The internet was always a breeding ground for misinformation but AI continues to blur the line between reality and fiction.

Many companies are embracing AI as a tool that can amplify what humans can do. That also means amplifying the wrongs of the humans behind the prompts.

There are several ethical cases to be made about the issue of deepfake. For example, celebrities or influencers can pass themselves off as being, doing, or wearing somewhere when they weren’t. This could have devastating effects on the authenticity of influencer marketing that brands and consumers have come to rely on.

Still, the burden of falling for a very well-made deepfake cannot fall on the viewer alone. Platforms have to do their part in placing checks on the creation and indiscriminate sharing of these images.

In the case of the fake images of Gomez, Elon Musk might have finally made a single positive contribution to Twitter.

The Community Notes feature allowed people to collaboratively add context to the original tweet with the fake images of Gomez, flagging them with the note, ‘Selena Gomez did not attend the 2023 Met Gala and has not attended the Met Gala since 2018. These are altered images of Lily James at the 2022 Met Gala.’
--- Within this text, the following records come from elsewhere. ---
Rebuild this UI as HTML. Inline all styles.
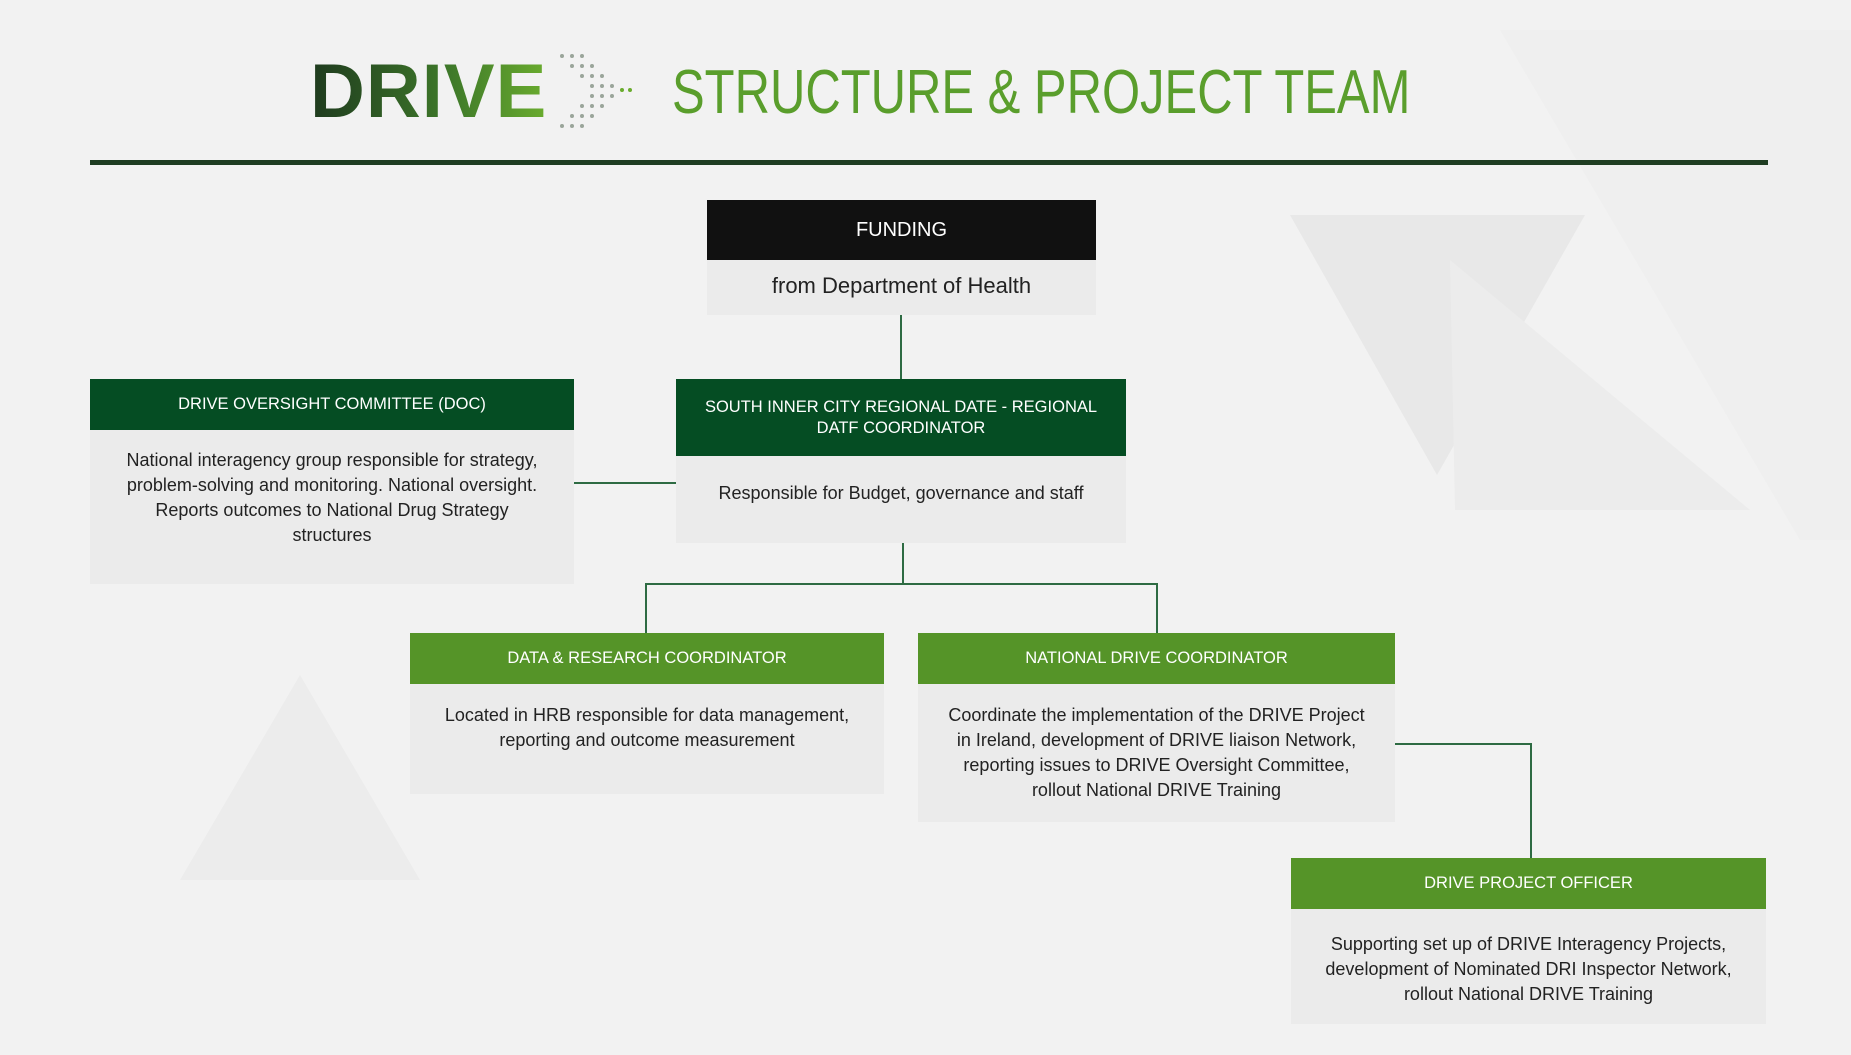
<!DOCTYPE html>
<html><head><meta charset="utf-8"><style>
*{margin:0;padding:0;box-sizing:border-box}
body{width:1851px;height:1055px;overflow:hidden;background:#f2f2f2;font-family:"Liberation Sans",sans-serif;position:relative}
.a{position:absolute}
.h{position:absolute;color:#fff;text-align:center;display:flex;align-items:center;justify-content:center;font-size:16.5px;line-height:21px}
.b{position:absolute;background:#ebebeb;color:#222;text-align:center;font-size:18px;line-height:25px;white-space:nowrap}
.dg{background:#054d23}
.lg{background:#559428}
.ln{position:absolute;background:#2e6b43}
</style></head><body>
<svg class="a" style="left:0;top:0" width="1851" height="1055">
<polygon points="1290,215 1585,215 1437,475" fill="#e8e8e8"/>
<polygon points="1450,260 1750,510 1455,510" fill="#ececec"/>
<polygon points="1500,30 1851,30 1851,540 1800,540" fill="#efefef"/>
<polygon points="300,675 420,880 180,880" fill="#ececec"/>
</svg>
<div class="a" style="left:310px;top:52px;font-size:76px;font-weight:bold;letter-spacing:1px;line-height:80px;background:linear-gradient(90deg,#1e3a1e,#3f7a2a 60%,#6aac2e);-webkit-background-clip:text;color:transparent">DRIVE</div>
<svg class="a" style="left:558px;top:52px" width="80" height="78">
<g fill="#9aa59a">
<circle cx="4" cy="4" r="2"/><circle cx="14" cy="4" r="2"/><circle cx="24" cy="4" r="2"/>
<circle cx="14" cy="14" r="2"/><circle cx="24" cy="14" r="2"/><circle cx="34" cy="14" r="2"/>
<circle cx="24" cy="24" r="2"/><circle cx="34" cy="24" r="2"/><circle cx="44" cy="24" r="2"/>
<circle cx="34" cy="34" r="2"/><circle cx="44" cy="34" r="2"/><circle cx="54" cy="34" r="2"/><circle cx="64" cy="38" r="2" fill="#6aac2e"/><circle cx="72" cy="38" r="2" fill="#6aac2e"/>
<circle cx="34" cy="44" r="2"/><circle cx="44" cy="44" r="2"/><circle cx="54" cy="44" r="2"/>
<circle cx="24" cy="54" r="2"/><circle cx="34" cy="54" r="2"/><circle cx="44" cy="54" r="2"/>
<circle cx="14" cy="64" r="2"/><circle cx="24" cy="64" r="2"/><circle cx="34" cy="64" r="2"/>
<circle cx="4" cy="74" r="2"/><circle cx="14" cy="74" r="2"/><circle cx="24" cy="74" r="2"/>
</g></svg>
<div class="a" style="left:672px;top:58px;font-size:62px;color:#5a9e2c;line-height:70px;white-space:nowrap;transform:scaleX(0.79);transform-origin:0 0">STRUCTURE &amp; PROJECT TEAM</div>
<div class="a" style="left:90px;top:160px;width:1678px;height:5px;background:#1f3d22"></div>

<div class="ln" style="left:900px;top:315px;width:2px;height:64px"></div>
<div class="ln" style="left:574px;top:482px;width:102px;height:2px"></div>
<div class="ln" style="left:902px;top:543px;width:2px;height:41px"></div>
<div class="ln" style="left:645px;top:583px;width:513px;height:2px"></div>
<div class="ln" style="left:645px;top:583px;width:2px;height:50px"></div>
<div class="ln" style="left:1156px;top:583px;width:2px;height:50px"></div>
<div class="ln" style="left:1395px;top:743px;width:137px;height:2px"></div>
<div class="ln" style="left:1530px;top:743px;width:2px;height:115px"></div>

<div class="h" style="left:707px;top:200px;width:389px;height:60px;background:#111;font-size:20px">FUNDING</div>
<div class="b" style="left:707px;top:260px;width:389px;height:55px;font-size:22px;line-height:52px">from Department of Health</div>

<div class="h dg" style="left:676px;top:379px;width:450px;height:77px">SOUTH INNER CITY REGIONAL DATE - REGIONAL<br>DATF COORDINATOR</div>
<div class="b" style="left:676px;top:456px;width:450px;height:87px;padding-top:25px">Responsible for Budget, governance and staff</div>

<div class="h dg" style="left:90px;top:379px;width:484px;height:51px">DRIVE OVERSIGHT COMMITTEE (DOC)</div>
<div class="b" style="left:90px;top:430px;width:484px;height:154px;padding-top:18px">National interagency group responsible for strategy,<br>problem-solving and monitoring. National oversight.<br>Reports outcomes to National Drug Strategy<br>structures</div>

<div class="h lg" style="left:410px;top:633px;width:474px;height:51px">DATA &amp; RESEARCH COORDINATOR</div>
<div class="b" style="left:410px;top:684px;width:474px;height:110px;padding-top:19px">Located in HRB responsible for data management,<br>reporting and outcome measurement</div>

<div class="h lg" style="left:918px;top:633px;width:477px;height:51px">NATIONAL DRIVE COORDINATOR</div>
<div class="b" style="left:918px;top:684px;width:477px;height:138px;padding-top:19px">Coordinate the implementation of the DRIVE Project<br>in Ireland, development of DRIVE liaison Network,<br>reporting issues to DRIVE Oversight Committee,<br>rollout National DRIVE Training</div>

<div class="h lg" style="left:1291px;top:858px;width:475px;height:51px">DRIVE PROJECT OFFICER</div>
<div class="b" style="left:1291px;top:909px;width:475px;height:115px;padding-top:23px">Supporting set up of DRIVE Interagency Projects,<br>development of Nominated DRI Inspector Network,<br>rollout National DRIVE Training</div>
</body></html>
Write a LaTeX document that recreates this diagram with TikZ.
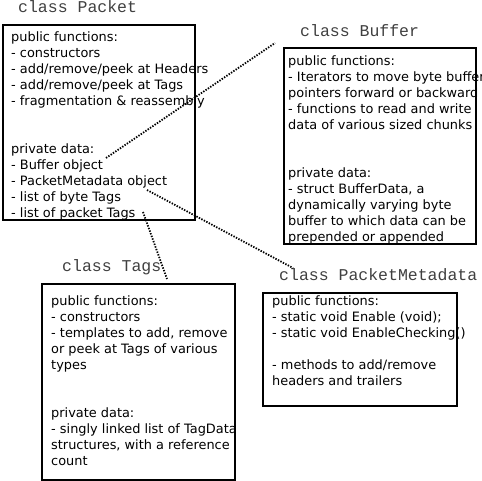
\documentclass[tikz,border=0pt]{standalone}
\usepackage{fontspec}
\setmainfont{DejaVu Sans}
\newfontfamily\titlefont{Liberation Mono}
\begin{document}
\begin{tikzpicture}[x=1pt,y=-1pt,
  classbox/.style={draw=black, line width=2pt, fill=none, inner sep=0pt, anchor=north west},
  body/.style={anchor=north west, inner sep=0pt, align=left, font=\fontsize{12.9}{16}\selectfont},
  title/.style={anchor=base west, inner sep=0pt, font=\titlefont\fontsize{16.5}{18}\selectfont, text=black!75},
  link/.style={line width=1.8pt, dash pattern=on 1.4pt off 1.4pt}]
\useasboundingbox (0,0) rectangle (482,481);
% Packet
\node[title] (tpacket) at (18,13) {class Packet};
\node[classbox, minimum width=192pt, minimum height=195pt] (packetbox) at (2,24) {};
\node[body] (packettext) at (11,31) {\rule{0pt}{10pt}public functions:\\
- constructors\\
- add/remove/peek at Headers\\
- add/remove/peek at Tags\\
- fragmentation \& reassembly\\
~\\
~\\
private data:\\
- Buffer object\\
- PacketMetadata object\\
- list of byte Tags\\
- list of packet Tags};
% Buffer
\node[title] (tbuffer) at (300,37) {class Buffer};
\node[classbox, minimum width=192pt, minimum height=196pt] (bufferbox) at (283,47) {};
\node[body] (buffertext) at (288,55) {\rule{0pt}{10pt}public functions:\\
- Iterators to move byte buffer\\
pointers forward or backward\\
- functions to read and write\\
data of various sized chunks\\
~\\
~\\
private data:\\
- struct BufferData, a\\
dynamically varying byte\\
buffer to which data can be\\
prepended or appended};
% Tags
\node[title] (ttags) at (62,272) {class Tags};
\node[classbox, minimum width=193pt, minimum height=196pt] (tagsbox) at (41,283) {};
\node[body] (tagstext) at (51,295) {\rule{0pt}{10pt}public functions:\\
- constructors\\
- templates to add, remove\\
or peek at Tags of various\\
types\\
~\\
~\\
private data:\\
- singly linked list of TagData\\
structures, with a reference\\
count};
% PacketMetadata
\node[title] (tmeta) at (279,280) {class PacketMetadata};
\node[classbox, minimum width=194pt, minimum height=113pt] (metabox) at (262,292) {};
\node[body] (metatext) at (272,295) {\rule{0pt}{10pt}public functions:\\
- static void Enable (void);\\
- static void EnableChecking()\\
~\\
- methods to add/remove\\
headers and trailers};
% connectors
\coordinate (bufobj) at (106,158);
\coordinate (bufend) at (275,43);
\coordinate (metaobj) at (147,190);
\coordinate (metaend) at (293,268);
\coordinate (tagsobj) at (143,212);
\coordinate (tagsend) at (167,279);
\draw[link] (bufobj) -- (bufend);
\draw[link] (metaobj) -- (metaend);
\draw[link] (tagsobj) -- (tagsend);
\end{tikzpicture}
\end{document}
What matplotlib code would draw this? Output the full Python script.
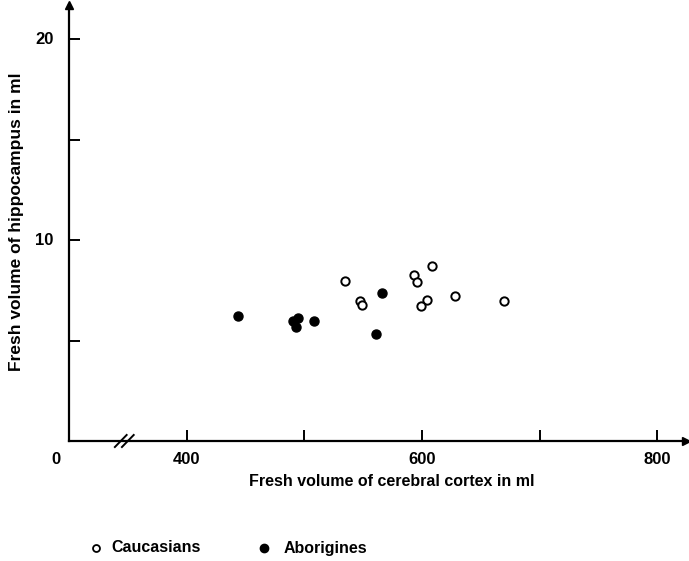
import matplotlib
matplotlib.use("Agg")
import matplotlib.pyplot as plt

# Data (fresh volume of cerebral cortex vs hippocampus, ml)
cauc_x = [609, 593, 596, 604, 599, 628, 670, 535, 547, 549]
cauc_y = [8.7, 8.25, 7.9, 7.0, 6.7, 7.2, 6.95, 7.95, 6.95, 6.75]
abor_x = [444, 490, 495, 493, 508, 566, 561]
abor_y = [6.2, 5.95, 6.1, 5.65, 5.95, 7.35, 5.35]

xtick_pos = [400, 500, 600, 700, 800]
xlabel_pos = [300, 400, 600, 800]
xlabel_txt = ["0", "400", "600", "800"]
ytick_pos = [5, 10, 15, 20]
ylabel_pos = [10, 20]

plt.rcParams['font.family'] = ['Liberation Sans', 'DejaVu Sans']

fig = plt.figure(figsize=(6.89, 5.61), dpi=100)
W, H = 689, 561
left, right, top, bottom = 69, 686, 5, 441
ax = fig.add_axes([left / W, (H - bottom) / H, (right - left) / W, (bottom - top) / H])

ax.set_xlim(300, 824.5)
ax.set_ylim(0, 21.7)

ax.plot(cauc_x, cauc_y, 'o', ms=6, mfc='white', mec='black', mew=1.4, clip_on=False)
ax.plot(abor_x, abor_y, 'o', ms=6.5, mfc='black', mec='black', clip_on=False)

for s in ['top', 'right']:
    ax.spines[s].set_visible(False)
for s in ['left', 'bottom']:
    ax.spines[s].set_linewidth(1.6)

ax.set_xticks(xtick_pos)
ax.set_xticklabels([])
ax.set_yticks(ytick_pos)
ax.set_yticklabels([])
ax.tick_params(direction='in', length=8, width=1.4)

# tick labels
for p, t in zip(xlabel_pos, xlabel_txt):
    ax.text(p if p != 300 else 289, -0.55, t, ha='center', va='top', fontsize=12,
            fontweight='bold')
for p in ylabel_pos:
    ax.text(287, p, str(p), ha='right', va='center', fontsize=12, fontweight='bold')

# axis arrows
ax.plot([0], [1], marker='^', color='black', ms=6, transform=ax.transAxes, clip_on=False)
ax.plot([1], [0], marker='>', color='black', ms=6, transform=ax.transAxes, clip_on=False)

# break marks
for bx in [344, 350]:
    ax.plot([bx - 5, bx + 5], [-0.3, 0.3], color='black', lw=1.4, clip_on=False)

fig.text(392 / W, 1 - 482 / H, "Fresh volume of cerebral cortex in ml", ha='center',
         va='center', fontsize=11.5, fontweight='bold')
fig.text(17 / W, 1 - 222 / H, "Fresh volume of hippocampus in ml", ha='center',
         va='center', rotation=90, fontsize=12.5, fontweight='bold')

# legend
ly = 1 - 548 / H
fig.lines.append(plt.Line2D([96 / W], [ly], marker='o', ms=5, mfc='white', mec='black',
                            mew=1.3, transform=fig.transFigure))
fig.text(111 / W, ly, "Caucasians", ha='left', va='center', fontsize=11.5, fontweight='bold')
fig.lines.append(plt.Line2D([264 / W], [ly], marker='o', ms=6, mfc='black', mec='black',
                            transform=fig.transFigure))
fig.text(284 / W, ly, "Aborigines", ha='left', va='center', fontsize=11.5, fontweight='bold')

fig.savefig("out.png", dpi=100)
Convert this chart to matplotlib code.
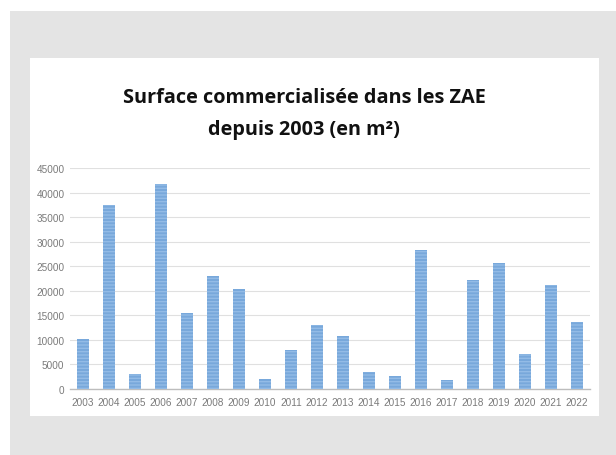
import matplotlib
matplotlib.use("Agg")
from matplotlib import pyplot as plt
from matplotlib.patches import Rectangle

# ----------------------------------- DATA ----------------------------------- #

years = [str(y) for y in range(2003, 2023)]
surface_m2 = [10200, 37500, 3100, 41700, 15500, 23000, 20400, 2100, 8000, 13100,
              10800, 3400, 2700, 28400, 1900, 22100, 25600, 7200, 21200, 13700]
y_ticks = list(range(0, 45001, 5000))

title_lines = ["Surface commercialisée dans les ZAE", "depuis 2003 (en m²)"]

# ----------------------------------- PLOT ----------------------------------- #

W, H = 616, 456


def px_rect(x0, y0, x1, y1, color):
    # rectangle given in pixel coords (origin top-left)
    return Rectangle((x0 / W, 1 - y1 / H), (x1 - x0) / W, (y1 - y0) / H,
                     transform=fig.transFigure, facecolor=color, edgecolor="none", zorder=-10)


fig = plt.figure(figsize=(W / 100, H / 100), dpi=100)
fig.patch.set_facecolor("white")
fig.patches.append(px_rect(10, 12, W, H, "#e4e4e4"))
fig.patches.append(px_rect(30, 59, 599, 417, "white"))

ax = fig.add_axes([70 / W, 1 - 390 / H, 520 / W, 221 / H])
ax.set_facecolor("none")

x = range(len(years))
ax.bar(x, surface_m2, width=0.43, color="#78a8db", edgecolor="#93bbe6",
       linewidth=0, hatch="-----", zorder=3)

ax.set_xlim(-0.5, len(years) - 0.5)
ax.set_ylim(0, 45000)
ax.set_yticks(y_ticks)
ax.set_yticklabels([str(v) for v in y_ticks], family="Liberation Sans")
ax.set_xticks(list(x))
ax.set_xticklabels(years, family="Liberation Sans")
ax.tick_params(axis="both", length=0, labelsize=7.2, colors="#7a7a7a")
ax.tick_params(axis="y", pad=4)
ax.tick_params(axis="x", pad=6)
ax.yaxis.grid(True, color="#e0e0e0", linewidth=0.8, zorder=0)
ax.set_axisbelow(True)
for side in ["top", "right", "left"]:
    ax.spines[side].set_visible(False)
ax.spines["bottom"].set_color("#bdbdbd")
ax.spines["bottom"].set_linewidth(1.0)

fig.text(304 / W, 1 - 98 / H, title_lines[0], ha="center", va="center",
         fontsize=14.3, fontweight="bold", family="Open Sans", color="#111111")
fig.text(304 / W, 1 - 130 / H, title_lines[1], ha="center", va="center",
         fontsize=14.3, fontweight="bold", family="Open Sans", color="#111111")

fig.savefig("out.png", dpi=100)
It also provided context by adding links to articles about James’ original dress and why Gomez wouldn’t be attending this year’s Met Gala.

When it comes to AI deepfakes we might have to fight fire with fire. Just like AI can be used to perform insanely great edits on pictures, tools that can identify if images have been Photoshopped also exist.

Recently, Within Health, a digital service for people suffering with eating disorders, used an AI-powered tool known as a FAL Detector on magazine photos of Jennifer Aniston and Angelina Jolie to reveal exactly how they’ve been altered.

This is only the beginning of technology-enabled fake images, audio and video that we fall for. Our tendency to trust things we see on the internet is set to be tested. We can only hope that the trust issues stemming from this aren’t too severe.